Word is that Paso Robles’ Twilight Cellars, known until October 15, 2010 as Thunderbolt Winery recently received the dreaded registered letter with the return address of Modesto. Apparently, E. & J. Gallo, which has not put their name on the Thunderbird label for many years, is still making enough money selling this street wine (which is banned in our neighborhood by the Washington State Liquor Control Board), that their feathers were ruffled enough to let their lawyers out of the hen house and force a name change at the tiny (2,500 cases annually) family winery.
According to Wine Industry Insight, Twilight only would say that it was ” forced by a globally influential third party to change its name because the name Thunderbolt conflicted with one of their old brands.”

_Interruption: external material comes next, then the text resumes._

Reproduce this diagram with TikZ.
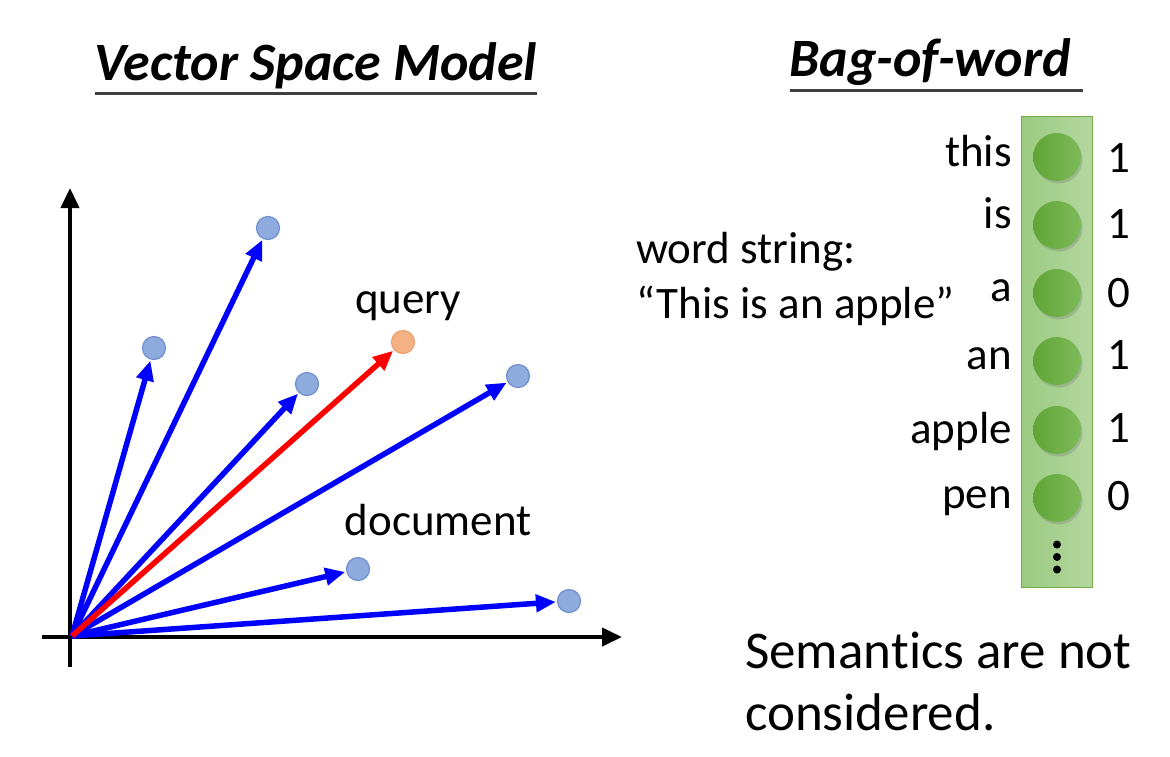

As Spanish Table customer’s know, last year in a bolt out of the blue, the famiglia Gallo sued The Spanish Table in Fresno Federal Court for selling Pastas Gallo fideua noodles, a Spanish brand pre-dating the arrival of the winey Gallos in the USA. As part of their “offer you can not refuse,” the Gallo lawyers extract a vow of silence in the settlement so we can understand why the Twilight (née Thunderbolt) spokesperson was forced to speak in euphemisms. When we refused to include the vow of silence in our the pasta settlement, E&J Gallo’s lawyers offered to pay our legal costs but we held the First Amendment too dear and settled the case cowed but unmuzzled.
Ironically Thunderbird is a brand name some industry observers feel E&J Gallo may have borrowed from the Ford Motor Company and/or the Nevada casino.